§ What is required
Transcribe the data in full and exactly, omitting any pictures.

* * * *

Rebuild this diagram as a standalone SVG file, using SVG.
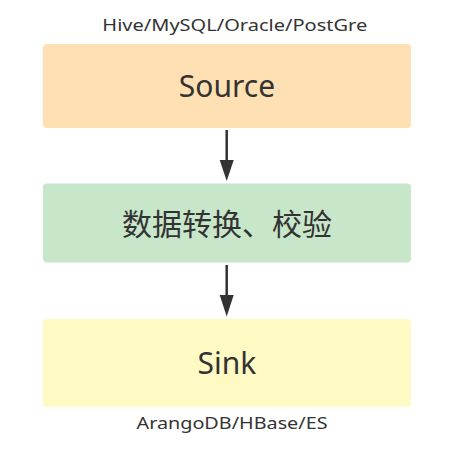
<svg xmlns="http://www.w3.org/2000/svg" width="452" height="462" viewBox="0 0 452 462">
<style>
text{font-family:"Noto Sans","Noto Sans CJK SC",sans-serif;fill:#333;text-anchor:middle}
.lbl{font-size:17px}
.big{font-size:30px}
.conn{stroke:#333;stroke-width:2.5;fill:none}
</style>
<rect width="452" height="462" fill="#fff"/>
<g id="source">
<text class="lbl" x="234.8" y="30.5" textLength="265" lengthAdjust="spacingAndGlyphs">Hive/MySQL/Oracle/PostGre</text>
<rect x="43" y="44" width="368" height="84" rx="4" fill="#FFE0B2"/>
<text class="big" x="227" y="97">Source</text>
</g>
<g id="transform">
<rect x="43" y="183.5" width="368" height="79" rx="4" fill="#C8E6C9"/>
<text class="big" x="227" y="235">数据转换、校验</text>
</g>
<g id="sink">
<rect x="43" y="319" width="368" height="88" rx="4" fill="#FFF9C4"/>
<text class="big" x="227" y="373.5">Sink</text>
<text class="lbl" x="232" y="428.5" textLength="191" lengthAdjust="spacingAndGlyphs">ArangoDB/HBase/ES</text>
</g>
<g id="connectors">
<path class="conn" d="M226.7,130 V162" />
<path d="M219.7,160 L233.7,160 L226.7,181 Z" fill="#333"/>
<path class="conn" d="M226.7,265 V297" />
<path d="M219.7,295 L233.7,295 L226.7,316.5 Z" fill="#333"/>
</g>
</svg>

* * * *

§ Result of the task
Rebuild this diagram as a standalone SVG file, using SVG.
<svg xmlns="http://www.w3.org/2000/svg" width="452" height="462" viewBox="0 0 452 462">
<style>
text{font-family:"Noto Sans","Noto Sans CJK SC",sans-serif;fill:#333;text-anchor:middle}
.lbl{font-size:17px}
.big{font-size:30px}
.conn{stroke:#333;stroke-width:2.5;fill:none}
</style>
<rect width="452" height="462" fill="#fff"/>
<g id="source">
<text class="lbl" x="234.8" y="30.5" textLength="265" lengthAdjust="spacingAndGlyphs">Hive/MySQL/Oracle/PostGre</text>
<rect x="43" y="44" width="368" height="84" rx="4" fill="#FFE0B2"/>
<text class="big" x="227" y="97">Source</text>
</g>
<g id="transform">
<rect x="43" y="183.5" width="368" height="79" rx="4" fill="#C8E6C9"/>
<text class="big" x="227" y="235">数据转换、校验</text>
</g>
<g id="sink">
<rect x="43" y="319" width="368" height="88" rx="4" fill="#FFF9C4"/>
<text class="big" x="227" y="373.5">Sink</text>
<text class="lbl" x="232" y="428.5" textLength="191" lengthAdjust="spacingAndGlyphs">ArangoDB/HBase/ES</text>
</g>
<g id="connectors">
<path class="conn" d="M226.7,130 V162" />
<path d="M219.7,160 L233.7,160 L226.7,181 Z" fill="#333"/>
<path class="conn" d="M226.7,265 V297" />
<path d="M219.7,295 L233.7,295 L226.7,316.5 Z" fill="#333"/>
</g>
</svg>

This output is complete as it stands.